Start of Record list

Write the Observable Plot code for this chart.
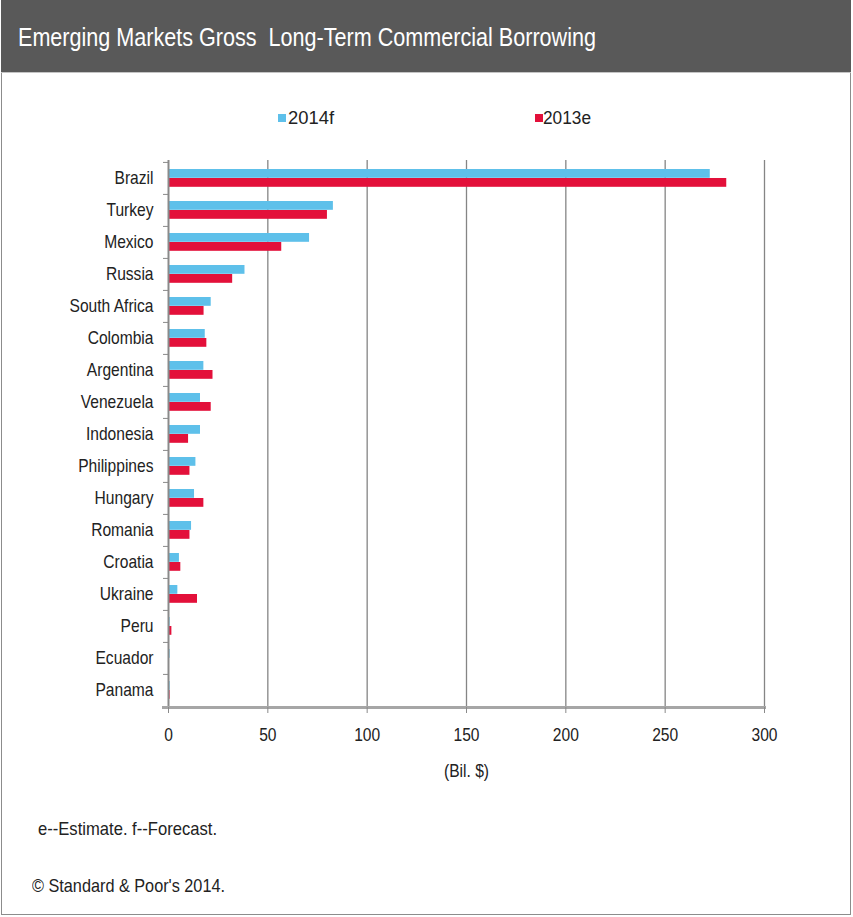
<!DOCTYPE html>
<html>
<head>
<meta charset="utf-8">
<script src="https://cdn.jsdelivr.net/npm/d3@7"></script>
<script src="https://cdn.jsdelivr.net/npm/@observablehq/plot@0.6"></script>
<style>
  html, body { margin: 0; padding: 0; background: #fff; }
  body { font-family: 'Liberation Sans', Arial, sans-serif; position: relative; width: 853px; height: 917px; overflow: hidden; }
  #frame { position: absolute; left: 1px; top: 0; width: 850px; height: 915px; border: 1.5px solid #8c8c8c; box-sizing: border-box; }
  #header { position: absolute; left: 1px; top: 0; width: 850px; height: 73px; background: #595959; border-bottom: 1px solid #c4c4c4; box-sizing: border-box; }
  .fit { position: absolute; white-space: nowrap; line-height: 1; transform-origin: 0 50%; }
  #title { left: 18px; top: 24px; color: #fff; font-size: 26.5px; }
  .leg { font-size: 18px; color: #222; top: 109px; }
  .sw { position: absolute; width: 7.5px; height: 8px; top: 114px; }
  #chart { position: absolute; left: 0; top: 140px; }
  .note { font-size: 18.5px; color: #222; }
</style>
</head>
<body>
<div id="frame"></div>
<div id="header"></div>
<div class="fit" id="title" data-w="578">Emerging Markets Gross&nbsp; Long-Term Commercial Borrowing</div>
<div class="sw" style="left:278px; background:#5ec0ea"></div>
<div class="fit leg" style="left:288px" data-w="46">2014f</div>
<div class="sw" style="left:535px; background:#e3103a"></div>
<div class="fit leg" style="left:543px" data-w="48">2013e</div>
<div id="chart"></div>
<div class="fit note" style="left:38px; top:820px" data-w="179">e--Estimate. f--Forecast.</div>
<div class="fit note" style="left:32px; top:877px" data-w="193">© Standard &amp; Poor's 2014.</div>
<script>
const countries = ["Brazil", "Turkey", "Mexico", "Russia", "South Africa", "Colombia", "Argentina", "Venezuela", "Indonesia", "Philippines", "Hungary", "Romania", "Croatia", "Ukraine", "Peru", "Ecuador", "Panama"];
const forecast2014 = [272.7, 83, 71, 38.5, 21.5, 18.5, 17.8, 16.1, 16.1, 13.8, 13.1, 11.6, 5.5, 4.7, 0.8, 0.8, 0.8];
const estimate2013 = [281, 80, 57, 32.3, 17.9, 19.3, 22.4, 21.5, 10.1, 10.8, 17.8, 10.8, 6.2, 14.6, 1.7, 0, 0.8];
const xTicks = [0, 50, 100, 150, 200, 250, 300];
const seriesColors = { "2014f": "#5ec0ea", "2013e": "#e3103a" };

const rows = countries.map((c, i) => ({ country: c, f: forecast2014[i], e: estimate2013[i] }));

const chart = Plot.plot({
  width: 853,
  height: 647,
  marginTop: 20,
  marginBottom: 80,
  marginLeft: 168,
  marginRight: 89,
  style: { fontFamily: "'Liberation Sans', Arial, sans-serif", fontSize: "19px", color: "#222", background: "transparent" },
  x: { domain: [0, 300], ticks: xTicks },
  y: { domain: countries, padding: 0 },
  marks: [
    Plot.ruleX(xTicks.slice(1), { stroke: "#858585", strokeWidth: 1.3 }),
    Plot.barX(rows, { y: "country", x: "f", fill: seriesColors["2014f"], insetTop: 7, insetBottom: 16.2 }),
    Plot.barX(rows, { y: "country", x: "e", fill: seriesColors["2013e"], insetTop: 16, insetBottom: 7.2 }),
    Plot.ruleX([0], { stroke: "#8a8a8a", strokeWidth: 2 }),
    Plot.frame({ anchor: "bottom", stroke: "#a6a6a6", strokeWidth: 3, insetLeft: -5 }),
    Plot.axisX({ ticks: xTicks, tickSize: 6, tickPadding: 14, stroke: "#8a8a8a", fill: "#222", fontSize: 19, label: "(Bil. $)", labelAnchor: "center", labelArrow: "none", labelOffset: 69 }),
    Plot.axisY({ tickSize: 0, tickPadding: 15, fill: "#222", fontSize: 19, dy: -1, label: null }),
    Plot.axisY({ tickSize: 5, tickFormat: () => "", stroke: "#8a8a8a", dy: -32.18 / 2, label: null })
  ]
});
document.getElementById("chart").appendChild(chart);

// condense SVG text to mimic a narrow typeface
chart.querySelectorAll("text").forEach(t => {
  const len = t.getComputedTextLength();
  if (len > 0) {
    t.setAttribute("textLength", (len * 0.82).toFixed(2));
    t.setAttribute("lengthAdjust", "spacingAndGlyphs");
  }
});
// fit HTML texts to their measured widths in the reference
document.querySelectorAll(".fit").forEach(el => {
  const w = el.getBoundingClientRect().width;
  const target = +el.dataset.w;
  if (w > 0 && target) el.style.transform = `scaleX(${target / w})`;
});
</script>
</body>
</html>
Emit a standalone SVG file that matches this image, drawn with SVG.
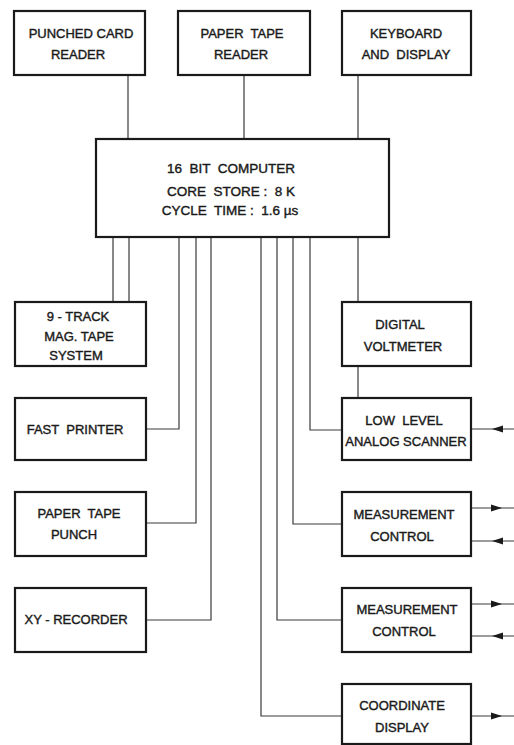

End of Record list

Given instruction: Transcribe all of the entries word for word, but skip any pictures they contain.

Finished exercise:
Write the Observable Plot code for this chart.
<!DOCTYPE html>
<html>
<head>
<meta charset="utf-8">
<script src="https://cdn.jsdelivr.net/npm/d3@7"></script>
<script src="https://cdn.jsdelivr.net/npm/@observablehq/plot@0.6"></script>
<style>
  html, body { margin: 0; padding: 0; background: #fff; }
  body { font-family: 'Liberation Sans', Arial, sans-serif; position: relative; width: 853px; height: 917px; overflow: hidden; }
  #frame { position: absolute; left: 1px; top: 0; width: 850px; height: 915px; border: 1.5px solid #8c8c8c; box-sizing: border-box; }
  #header { position: absolute; left: 1px; top: 0; width: 850px; height: 73px; background: #595959; border-bottom: 1px solid #c4c4c4; box-sizing: border-box; }
  .fit { position: absolute; white-space: nowrap; line-height: 1; transform-origin: 0 50%; }
  #title { left: 18px; top: 24px; color: #fff; font-size: 26.5px; }
  .leg { font-size: 18px; color: #222; top: 109px; }
  .sw { position: absolute; width: 7.5px; height: 8px; top: 114px; }
  #chart { position: absolute; left: 0; top: 140px; }
  .note { font-size: 18.5px; color: #222; }
</style>
</head>
<body>
<div id="frame"></div>
<div id="header"></div>
<div class="fit" id="title" data-w="578">Emerging Markets Gross&nbsp; Long-Term Commercial Borrowing</div>
<div class="sw" style="left:278px; background:#5ec0ea"></div>
<div class="fit leg" style="left:288px" data-w="46">2014f</div>
<div class="sw" style="left:535px; background:#e3103a"></div>
<div class="fit leg" style="left:543px" data-w="48">2013e</div>
<div id="chart"></div>
<div class="fit note" style="left:38px; top:820px" data-w="179">e--Estimate. f--Forecast.</div>
<div class="fit note" style="left:32px; top:877px" data-w="193">© Standard &amp; Poor's 2014.</div>
<script>
const countries = ["Brazil", "Turkey", "Mexico", "Russia", "South Africa", "Colombia", "Argentina", "Venezuela", "Indonesia", "Philippines", "Hungary", "Romania", "Croatia", "Ukraine", "Peru", "Ecuador", "Panama"];
const forecast2014 = [272.7, 83, 71, 38.5, 21.5, 18.5, 17.8, 16.1, 16.1, 13.8, 13.1, 11.6, 5.5, 4.7, 0.8, 0.8, 0.8];
const estimate2013 = [281, 80, 57, 32.3, 17.9, 19.3, 22.4, 21.5, 10.1, 10.8, 17.8, 10.8, 6.2, 14.6, 1.7, 0, 0.8];
const xTicks = [0, 50, 100, 150, 200, 250, 300];
const seriesColors = { "2014f": "#5ec0ea", "2013e": "#e3103a" };

const rows = countries.map((c, i) => ({ country: c, f: forecast2014[i], e: estimate2013[i] }));

const chart = Plot.plot({
  width: 853,
  height: 647,
  marginTop: 20,
  marginBottom: 80,
  marginLeft: 168,
  marginRight: 89,
  style: { fontFamily: "'Liberation Sans', Arial, sans-serif", fontSize: "19px", color: "#222", background: "transparent" },
  x: { domain: [0, 300], ticks: xTicks },
  y: { domain: countries, padding: 0 },
  marks: [
    Plot.ruleX(xTicks.slice(1), { stroke: "#858585", strokeWidth: 1.3 }),
    Plot.barX(rows, { y: "country", x: "f", fill: seriesColors["2014f"], insetTop: 7, insetBottom: 16.2 }),
    Plot.barX(rows, { y: "country", x: "e", fill: seriesColors["2013e"], insetTop: 16, insetBottom: 7.2 }),
    Plot.ruleX([0], { stroke: "#8a8a8a", strokeWidth: 2 }),
    Plot.frame({ anchor: "bottom", stroke: "#a6a6a6", strokeWidth: 3, insetLeft: -5 }),
    Plot.axisX({ ticks: xTicks, tickSize: 6, tickPadding: 14, stroke: "#8a8a8a", fill: "#222", fontSize: 19, label: "(Bil. $)", labelAnchor: "center", labelArrow: "none", labelOffset: 69 }),
    Plot.axisY({ tickSize: 0, tickPadding: 15, fill: "#222", fontSize: 19, dy: -1, label: null }),
    Plot.axisY({ tickSize: 5, tickFormat: () => "", stroke: "#8a8a8a", dy: -32.18 / 2, label: null })
  ]
});
document.getElementById("chart").appendChild(chart);

// condense SVG text to mimic a narrow typeface
chart.querySelectorAll("text").forEach(t => {
  const len = t.getComputedTextLength();
  if (len > 0) {
    t.setAttribute("textLength", (len * 0.82).toFixed(2));
    t.setAttribute("lengthAdjust", "spacingAndGlyphs");
  }
});
// fit HTML texts to their measured widths in the reference
document.querySelectorAll(".fit").forEach(el => {
  const w = el.getBoundingClientRect().width;
  const target = +el.dataset.w;
  if (w > 0 && target) el.style.transform = `scaleX(${target / w})`;
});
</script>
</body>
</html>
Emit a standalone SVG file that matches this image, drawn with SVG.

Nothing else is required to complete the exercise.